XIVe s. Il convient punir, chastier et corriger celui qui appete choses laides, Oresme, Eth. 99.

XVIe s. Il s'en chastoia en eage virille, Fr. de Bonnivard, Bibl. des ch. 2e série, t. II, p. 394. Il estoit incontinent admonesté par les autres evesques voisins : s'il ne se chastioit, il estoit deposé, Calvin, Instit. 862. Chastie les : car ils sont en ta subjection, Calvin, ib. 901. Pensant que, quand il entendroit cela, il se chastieroit de l'aimer tant, Marguerite de Navarre, Nouv. I. Si, après avoir parlé à lui, il ne se chastie, je le chastierai si bien, que les autres y prendront exemple, Marguerite de Navarre, ib.
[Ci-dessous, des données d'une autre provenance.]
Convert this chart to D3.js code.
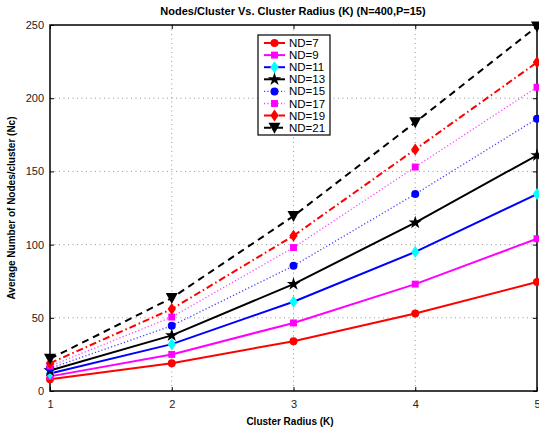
<!DOCTYPE html>
<html><head><meta charset="utf-8">
<script src="https://cdn.jsdelivr.net/npm/d3@7"></script>
<style>body{margin:0;background:#fff;}svg{display:block;font-family:"Liberation Sans",Arial,sans-serif;}</style>
</head><body><svg id="c" width="539" height="435"></svg>
<script>
const xValues = [1, 2, 3, 4, 5];
const seriesNames = ["ND=7","ND=9","ND=11","ND=13","ND=15","ND=17","ND=19","ND=21"];
const nd7  = [8, 19, 34, 53, 74.5];
const nd9  = [10, 25, 46.5, 73, 104];
const nd11 = [12, 32, 61, 95, 134.5];
const nd13 = [14, 38, 73, 115, 161];
const nd15 = [15.5, 44.5, 85.5, 134.5, 186];
const nd17 = [17, 50.5, 98, 153, 207.5];
const nd19 = [19, 56, 106, 165, 224.5];
const nd21 = [22, 63.5, 119.5, 183.5, 249];
const xTicks = [1, 2, 3, 4, 5];
const yTicks = [0, 50, 100, 150, 200, 250];

const seriesValues = [nd7, nd9, nd11, nd13, nd15, nd17, nd19, nd21];
const styles = [
  {line:"#ff0000", fill:"#ff0000", dash:null, w:2, sym:"circle"},
  {line:"#ff00ff", fill:"#ff00ff", dash:null, w:2, sym:"square"},
  {line:"#0000ff", fill:"#00ffff", dash:null, w:2, sym:"diamond"},
  {line:"#000000", fill:"#000000", dash:null, w:2, sym:"star"},
  {line:"#0000ff", fill:"#0000ff", dash:"1.2,2.2", w:1.3, sym:"circle", op:0.75},
  {line:"#ff00ff", fill:"#ff00ff", dash:"1.2,2.2", w:1.3, sym:"square", op:0.75},
  {line:"#ff0000", fill:"#ff0000", dash:"7,3,1.5,3", w:2, sym:"diamond"},
  {line:"#000000", fill:"#000000", dash:"7,5", w:2, sym:"tri"}
];

const svg = d3.select("#c");
const L = 50, R = 537, T = 25, B = 391;
const x = d3.scaleLinear().domain([1,5]).range([L,R]);
const y = d3.scaleLinear().domain([0,250]).range([B,T]);

// grid
const g = svg.append("g");
g.selectAll(".gx").data(xTicks.slice(1,-1)).enter().append("line")
  .attr("x1",d=>x(d)).attr("x2",d=>x(d)).attr("y1",T).attr("y2",B)
  .attr("stroke","#999").attr("stroke-width",1).attr("stroke-dasharray","1,3.5");
g.selectAll(".gy").data(yTicks.slice(1,-1)).enter().append("line")
  .attr("y1",d=>y(d)).attr("y2",d=>y(d)).attr("x1",L).attr("x2",R)
  .attr("stroke","#999").attr("stroke-width",1).attr("stroke-dasharray","1,3.5");

// axes
const xa = svg.append("g").attr("transform",`translate(0,${B})`)
  .call(d3.axisBottom(x).tickValues(xTicks).tickSize(-4).tickPadding(9).tickFormat(d3.format("d")));
const ya = svg.append("g").attr("transform",`translate(${L},0)`)
  .call(d3.axisLeft(y).tickValues(yTicks).tickSize(-4).tickPadding(6));
svg.append("g").attr("transform",`translate(0,${T})`)
  .call(d3.axisTop(x).tickValues(xTicks).tickSize(-4).tickFormat(""));
svg.append("g").attr("transform",`translate(${R},0)`)
  .call(d3.axisRight(y).tickValues(yTicks).tickSize(-4).tickFormat(""));
svg.selectAll(".domain").remove();
svg.selectAll(".tick line").attr("stroke","#000");
svg.selectAll(".tick text").attr("font-size",11).attr("fill","#222").attr("font-family","Liberation Sans, Arial, sans-serif");
xa.selectAll(".tick text").filter(d=>d===5).attr("text-anchor","end").attr("dx","3");
svg.append("rect").attr("x",L).attr("y",T).attr("width",R-L).attr("height",B-T)
  .attr("fill","none").attr("stroke","#000").attr("stroke-width",1.5);

function sym(s){
  if(s==="circle") return d3.symbol(d3.symbolCircle, 50)();
  if(s==="square") return d3.symbol(d3.symbolSquare, 48)();
  if(s==="diamond") return "M0,-6L4.2,0L0,6L-4.2,0Z";
  if(s==="star") return d3.symbol(d3.symbolStar, 55)();
  if(s==="tri") return "M-6,-5L6,-5L0,6Z";
}

const line = d3.line().x((d,i)=>x(xValues[i])).y(d=>y(d));
const plot = svg.append("g");
seriesValues.forEach((vals,k)=>{
  const st = styles[k];
  plot.append("path").datum(vals).attr("d",line).attr("fill","none")
    .attr("stroke",st.line).attr("stroke-width",st.w).attr("stroke-dasharray",st.dash)
    .attr("stroke-opacity",st.op||1);
  plot.selectAll(null).data(vals).enter().append("path")
    .attr("d",sym(st.sym)).attr("transform",(d,i)=>`translate(${x(xValues[i])},${y(d)})`)
    .attr("fill",st.fill);
});

// legend
const lg = svg.append("g");
lg.append("rect").attr("x",258).attr("y",35).attr("width",72).attr("height",100)
  .attr("fill","#fff").attr("stroke","#000").attr("stroke-width",1.2);
seriesNames.forEach((n,k)=>{
  const st = styles[k];
  const yy = 43 + k*12.1;
  lg.append("line").attr("x1",264).attr("x2",285).attr("y1",yy).attr("y2",yy)
    .attr("stroke",st.line).attr("stroke-width",st.w).attr("stroke-dasharray",st.dash).attr("stroke-opacity",st.op||1);
  lg.append("path").attr("d",sym(st.sym)).attr("transform",`translate(274.5,${yy})`).attr("fill",st.fill);
  lg.append("text").attr("x",289).attr("y",yy+4).attr("font-size",11.5).attr("fill","#000").text(n);
});

svg.append("text").attr("x",293).attr("y",15).attr("text-anchor","middle")
  .attr("font-size",11).attr("font-weight","bold").text("Nodes/Cluster Vs. Cluster Radius (K) (N=400,P=15)");
svg.append("text").attr("x",290).attr("y",425).attr("text-anchor","middle")
  .attr("font-size",10).attr("font-weight","bold").text("Cluster Radius (K)");
svg.append("text").attr("transform","translate(15,208) rotate(-90)").attr("text-anchor","middle")
  .attr("font-size",10).attr("font-weight","bold").text("Average Number of Nodes/cluster (Nc)");
</script></body></html>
LIII. On chastie aux enfants des erreurs innocentes, Montaigne, I, 37. Vous serez chastiez : les enfans et les fous, S'ils ne sont chastiez, jamais ne se corrigent, Sat. Ménip. p. 212. Belle doctrine prend en luy, qui se chastie par autruy, Génin, Récréat. t. II, p. 235.

ÉTYMOLOGIE

Provenç. castiar, chastiar ; espagn. castigar ; ital. castigare ; du latin castigare, de castus, chaste (voy. CHASTE), et un suffixe igare. Chastier et chastoyer, qui n'est plus usité, sont dans le même rapport que charrier et charroyer.